The IRS has acted inappropriately in the past, including unfairly targeting conservative groups that applied for tax-exempt status during the Obama administration. In 2013, the agency acknowledged that it had been singling out terms such as “Tea Party” and “patriot” as a shortcut for deciding if organizations were engaging in social welfare, which would qualify them for tax-exempt status, or if they might be political organizations. Former President Barack Obama called the agency’s actions “inexcusable” and ultimately demanded the resignation of the acting IRS commissioner. A 2017 report from the Treasury inspector general found that progressive groups had also been improperly scrutinized.
Still, for all the ads and rhetoric, it is not clear whether the message is resonating ahead of the midterms.
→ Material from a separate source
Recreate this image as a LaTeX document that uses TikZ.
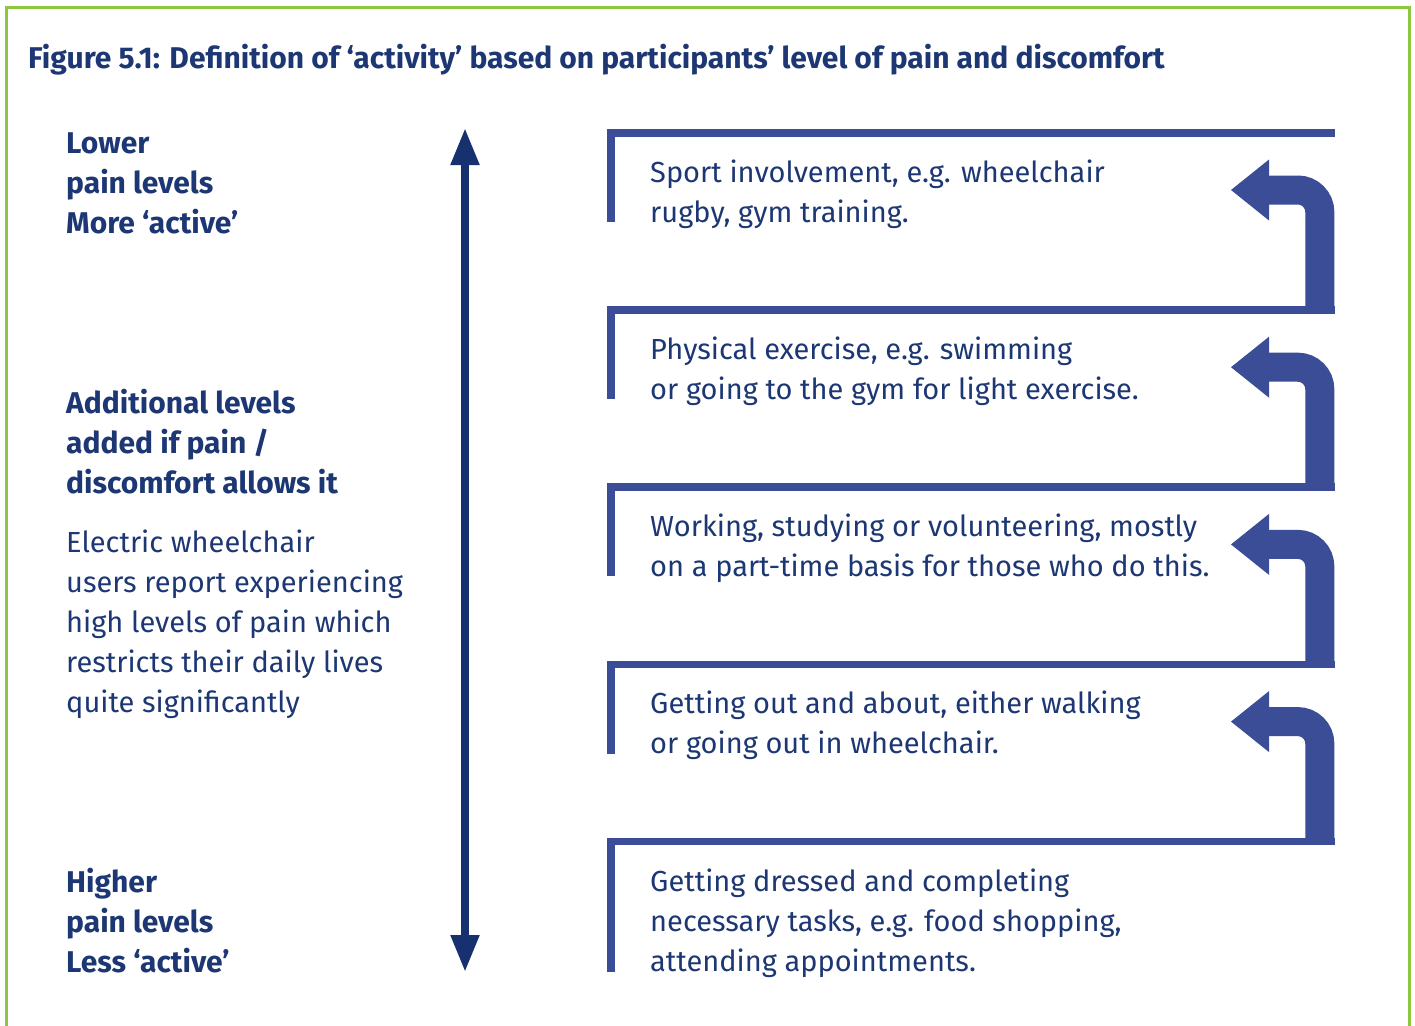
\documentclass[tikz,border=0pt]{standalone}
\usepackage{fontspec}
\setmainfont{Fira Sans}
\usetikzlibrary{arrows.meta}
\definecolor{txtblue}{RGB}{28,55,115}
\definecolor{bracketblue}{RGB}{58,77,150}
\definecolor{axisblue}{RGB}{22,48,112}
\definecolor{framegreen}{RGB}{141,198,63}
\tikzset{
  bodytext/.style={anchor=base west, inner sep=0pt, align=left, text=txtblue, font=\fontsize{29}{40}\selectfont},
  boldtext/.style={bodytext, font=\bfseries\fontsize{30}{40}\selectfont},
  bracketline/.style={draw=bracketblue, line width=7.6pt, line cap=butt, line join=miter},
  turnshaft/.style={draw=bracketblue, line width=29pt, line cap=butt, rounded corners=22pt},
  turnhead/.style={fill=bracketblue},
}
\begin{document}
\begin{tikzpicture}[x=1pt,y=-1pt]
\useasboundingbox (0,0) rectangle (1415,1025);
\fill[white] (0,0) rectangle (1415,1025);
% frame
\draw[framegreen, line width=3pt] (6,1040) -- (6,8) -- (1409,8) -- (1409,1040);
% title
\node[boldtext] (title) at (28,68) {Figure 5.1: Definition of ‘activity’ based on participants’ level of pain and discomfort};
% left column (anchor = baseline of last line)
\node[boldtext] (low) at (66,233) {Lower\\pain levels\\More ‘active’};
\node[boldtext] (add) at (66,493) {Additional levels\\added if pain /\\discomfort allows it};
\node[bodytext] (elec) at (66,712) {Electric wheelchair\\users report experiencing\\high levels of pain which\\restricts their daily lives\\quite significantly};
\node[boldtext] (high) at (66,972) {Higher\\pain levels\\Less ‘active’};
% axis
\coordinate (axtop) at (465,128);
\coordinate (axbot) at (465,972);
\draw[axisblue, line width=8pt, {Triangle[length=37pt,width=27pt]}-{Triangle[length=37pt,width=27pt]}] (axtop) -- (axbot);
% brackets
\foreach \i/\yy/\len in {1/129/93, 2/306.2/93, 3/483.4/93, 4/660.6/93, 5/837.8/134} {
  \coordinate (bl\i) at (611,\yy+\len);
  \coordinate (bc\i) at (611,\yy+3.8);
  \coordinate (br\i) at (1334.5,\yy+3.8);
  \draw[bracketline] (bl\i) -- (bc\i) -- (br\i);
}
% texts in boxes (anchor = baseline of last line)
\node[bodytext] (t1) at (650,222) {Sport involvement, e.g. wheelchair\\rugby, gym training.};
\node[bodytext] (t2) at (650,399.2) {Physical exercise, e.g. swimming\\or going to the gym for light exercise.};
\node[bodytext] (t3) at (650,576.4) {Working, studying or volunteering, mostly\\on a part-time basis for those who do this.};
\node[bodytext] (t4) at (650,753.6) {Getting out and about, either walking\\or going out in wheelchair.};
\node[bodytext] (t5) at (650,971) {Getting dressed and completing\\necessary tasks, e.g. food shopping,\\attending appointments.};
% turn arrows
\foreach \i/\yy in {1/190, 2/367.2, 3/544.4, 4/721.6} {
  \coordinate (hb\i) at (1268,\yy);
  \coordinate (hc\i) at (1319.8,\yy);
  \coordinate (hs\i) at (1319.8,\yy+118);
  \draw[turnshaft] (hb\i) -- (hc\i) -- (hs\i);
  \fill[turnhead] (1269,\yy-30.5) -- (1231,\yy) -- (1269,\yy+30.5) -- cycle;
}
\end{tikzpicture}
\end{document}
A poll conducted by the market research firm YouGov with The Economist magazine this week found that around half of Americans supported the bill that included the IRS funding when they were given a brief overview of what it contained. Around one-third of the respondents opposed it.
A separate survey from Morning Consult and Politico found that most voters are not worried about being audited by a beefed-up IRS because they think that high-income Americans will bear the brunt of the increase in audits.
John Koskinen, who served as IRS commissioner in the Obama and Trump administrations, said that he thought the attacks on the agency by Republican lawmakers were irresponsible and that he worried that they could lead to violence against members of the agency. He suggested that the only taxpayers who would end up having to pay more were those who were not paying their taxes, and said that agents do not wield their weapons without good reason.
“The idea that the IRS is going to show up and audit all sorts of people for the fun of it are either ignoring reality or just don’t know how the IRS operates,” Koskinen said. “Honest taxpayers, who are the vast majority, aren’t going to be bothered at all.”